The problems facing the industry this week are low margin rewards, high prices for utilities, fierce competition in the UK from overseas companies and the technicalities of BIM

Chinese competition

In reference to your story “Chinese win Cheesegrater job”, (14 October, page 14), this is a warning shot to British manufacturers and suppliers that the good old days of fat profits on construction projects are gone for ever. If we like buying cheap Chinese products (which are now cheap and good) we can no longer offer British prices for construction. Main British contractors must take note of that as main Chinese contractors are big in several countries already - it is only a short time before they arrive and take the main contractor roles. Nobody should cry about British jobs being lost because we are not changing fast enough.

Hal-Luke Savas, via www.building.co.uk

Utility rip-off

The political momentum surrounding utility charges continues to build, but meanwhile we all have to pay more for gas and electricity. The people of Great Britain are being subjected to what we who work in the wonderful world of development encounter week in and week out. Poor levels of service and ever-increasing charges from utility firms make up our daily diet of despair and bewilderment. It beggars belief when a monopoly utility firm says it doesn’t have to tell you what the money you have paid them is being used for. No accountability for costs must be a recipe for enhanced year on year profit. That is what is occurring.

Come on Building, start looking into the great utility rip-off.

Ray Farrow, executive director, Technical & Development Services

BIM deconstructed

Regarding the article “BIM and the QS: Better late than never” (24 October, www.building. co.uk), QSs are probably all waiting on someone to show them a good example of how it works, how a QS can input to a 4D and 5D model and how they get the data they need from the model. They need to sit with the design team and agree which elements get allocated with costs (individual component vs built-up systems). There will be a knock-on effect on the procurement route as design and build, traditional, PFI
etc will have a different input and output data requirement.
The role of the subcontractor may come forward to advise on how each component is fabricated, installed and priced, but this is not likely on, say, a traditional project. Design teams also need to model accurately - the use of composite walls which may be quicker will impact on real areas - external cladding will be one height, the framing another, the lining yet another …

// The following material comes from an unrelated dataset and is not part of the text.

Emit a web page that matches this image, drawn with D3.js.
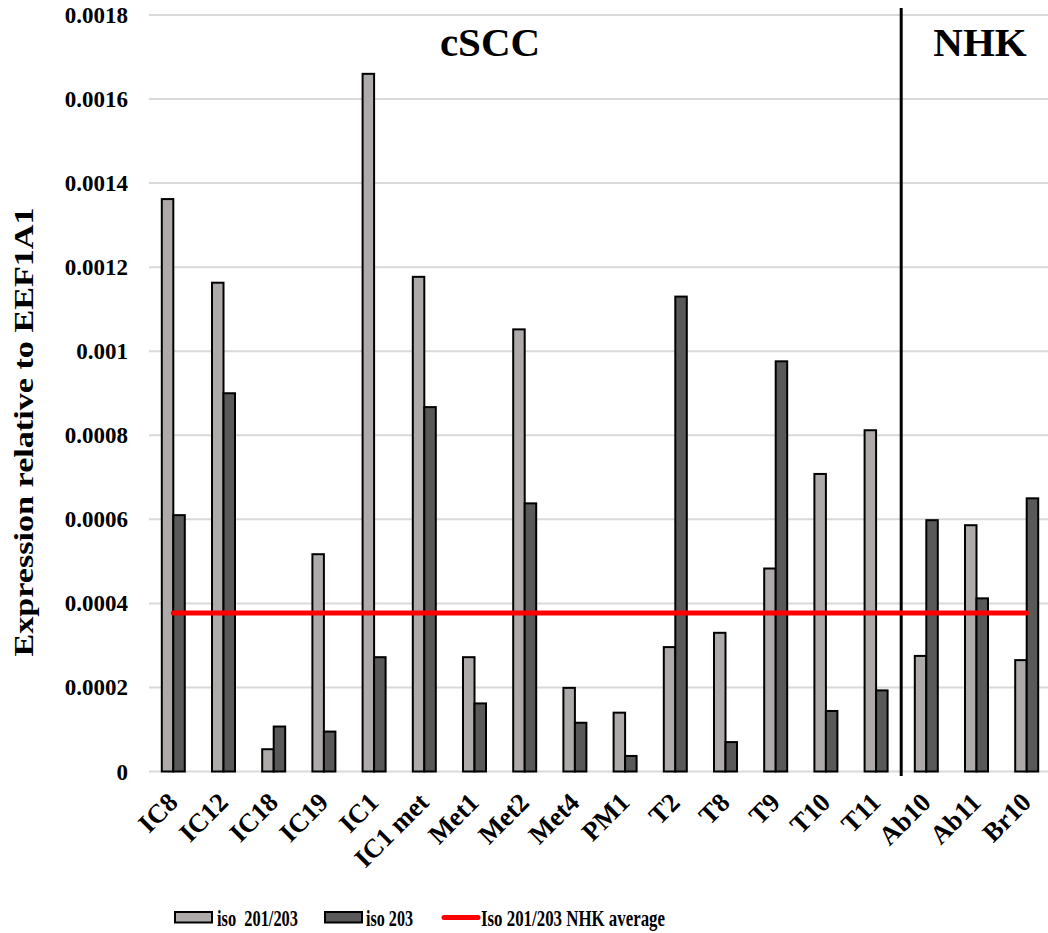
<!DOCTYPE html>
<html>
<head>
<meta charset="utf-8">
<script src="https://cdn.jsdelivr.net/npm/d3@7/dist/d3.min.js"></script>
<style>
  html, body { margin: 0; padding: 0; background: #fff; }
  svg { display: block; }
  text { font-family: "Liberation Serif", "Times New Roman", serif; font-weight: bold; fill: #000; }
</style>
</head>
<body>
<svg id="chart" width="1048" height="933"></svg>
<script>
// Samples (cSCC tumours, then normal human keratinocytes)
const categories = ["IC8", "IC12", "IC18", "IC19", "IC1", "IC1 met", "Met1", "Met2", "Met4", "PM1",
                    "T2", "T8", "T9", "T10", "T11", "Ab10", "Ab11", "Br10"];
// Expression relative to EEF1A1
const iso201_203 = [0.001362, 0.001163, 0.000053, 0.000517, 0.00166, 0.001177, 0.000272, 0.001052, 0.000199, 0.00014,
                    0.000296, 0.00033, 0.000483, 0.000708, 0.000812, 0.000275, 0.000586, 0.000265];
const iso203 = [0.00061, 0.0009, 0.000107, 0.000095, 0.000272, 0.000867, 0.000162, 0.000638, 0.000116, 0.000037,
                0.00113, 0.00007, 0.000976, 0.000144, 0.000193, 0.000598, 0.000412, 0.00065];
// Mean iso 201/203 level across the NHK samples
const nhkAverage = 0.000377;
const yTicks = [0, 0.0002, 0.0004, 0.0006, 0.0008, 0.001, 0.0012, 0.0014, 0.0016, 0.0018];
const yTickLabels = ["0", "0.0002", "0.0004", "0.0006", "0.0008", "0.001", "0.0012", "0.0014", "0.0016", "0.0018"];
const groups = [{ name: "cSCC", first: "IC8", last: "T11" }, { name: "NHK", first: "Ab10", last: "Br10" }];
const seriesNames = ["iso  201/203", "iso 203", "Iso 201/203 NHK average"];

const colLight = "#aeaaaa", colDark = "#595959", colAvg = "#ff0000";

const svg = d3.select("#chart");
const plotLeft = 148.2, step = 50.2;
const x = d3.scaleBand().domain(categories).range([plotLeft, plotLeft + step * categories.length]).padding(0);
const y = d3.scaleLinear().domain([0, 0.0018]).range([771.5, 15]);
const barW = 11.5;

// horizontal gridlines
svg.append("g").selectAll("line").data(yTicks).join("line")
  .attr("x1", 149).attr("x2", 1048)
  .attr("y1", d => y(d)).attr("y2", d => y(d))
  .attr("stroke", "#d9d9d9").attr("stroke-width", 2);

// y tick labels
svg.append("g").selectAll("text").data(yTicks).join("text")
  .attr("x", 128).attr("y", d => y(d)).attr("dy", "0.35em")
  .attr("text-anchor", "end").style("font-size", "23px")
  .text((d, i) => yTickLabels[i]);

// y axis title
svg.append("text")
  .attr("transform", "translate(33,432) rotate(-90)")
  .attr("text-anchor", "middle").style("font-size", "27px")
  .attr("textLength", 449).attr("lengthAdjust", "spacingAndGlyphs")
  .text("Expression relative to EEF1A1");

// bars
const cx = c => x(c) + x.bandwidth() / 2;
svg.append("g").selectAll("rect").data(categories).join("rect")
  .attr("x", c => cx(c) - barW).attr("width", barW)
  .attr("y", (c, i) => y(iso201_203[i])).attr("height", (c, i) => y(0) - y(iso201_203[i]))
  .attr("fill", colLight).attr("stroke", "#000").attr("stroke-width", 2);
svg.append("g").selectAll("rect").data(categories).join("rect")
  .attr("x", c => cx(c)).attr("width", barW)
  .attr("y", (c, i) => y(iso203[i])).attr("height", (c, i) => y(0) - y(iso203[i]))
  .attr("fill", colDark).attr("stroke", "#000").attr("stroke-width", 2);

// separator between cSCC and NHK
const sepX = x("Ab10");
svg.append("line")
  .attr("x1", sepX).attr("x2", sepX).attr("y1", 8).attr("y2", 776)
  .attr("stroke", "#000").attr("stroke-width", 3);

// NHK average line
const avgLine = d3.line().x(c => cx(c)).y(() => y(nhkAverage));
svg.append("path").datum(categories)
  .attr("d", avgLine).attr("fill", "none")
  .attr("stroke", colAvg).attr("stroke-width", 5).attr("stroke-linecap", "round");

// group labels
const groupX = { cSCC: 490, NHK: 980 };
svg.append("g").selectAll("text").data(groups).join("text")
  .attr("x", g => groupX[g.name]).attr("y", 56)
  .attr("text-anchor", "middle").style("font-size", "41px")
  .text(g => g.name);

// category labels
svg.append("g").selectAll("text").data(categories).join("text")
  .attr("transform", c => `translate(${cx(c) + 6},804) rotate(-45)`)
  .attr("text-anchor", "end").style("font-size", "26.5px")
  .text(c => c);

// legend
const leg = svg.append("g");
leg.append("rect").attr("x", 175).attr("y", 912).attr("width", 37).attr("height", 10.5)
  .attr("fill", colLight).attr("stroke", "#000").attr("stroke-width", 2);
leg.append("text").attr("x", 217).attr("y", 926).style("font-size", "24px")
  .attr("textLength", 81).attr("lengthAdjust", "spacingAndGlyphs")
  .attr("xml:space", "preserve").text(seriesNames[0]);
leg.append("rect").attr("x", 325).attr("y", 912).attr("width", 37).attr("height", 10.5)
  .attr("fill", colDark).attr("stroke", "#000").attr("stroke-width", 2);
leg.append("text").attr("x", 366).attr("y", 926).style("font-size", "24px")
  .attr("textLength", 47).attr("lengthAdjust", "spacingAndGlyphs")
  .text(seriesNames[1]);
leg.append("line").attr("x1", 444).attr("x2", 478).attr("y1", 917.5).attr("y2", 917.5)
  .attr("stroke", colAvg).attr("stroke-width", 5).attr("stroke-linecap", "round");
leg.append("text").attr("x", 481).attr("y", 926).style("font-size", "24px")
  .attr("textLength", 184).attr("lengthAdjust", "spacingAndGlyphs")
  .text(seriesNames[2]);
</script>
</body>
</html>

Adrian Shilliday, via www.building.co.uk

It’s not worth it

Regarding your story “Ucatt plans 500 public sector strike ballots” (20 October, www.building.co.uk), [about electrical workers having to pay more for a lower pension and work longer to receive it], I feel sorry for the lads spending years in college, taking endless new tests every year and losing money on top. Who will bother to be trained in this industry now for such low margin rewards?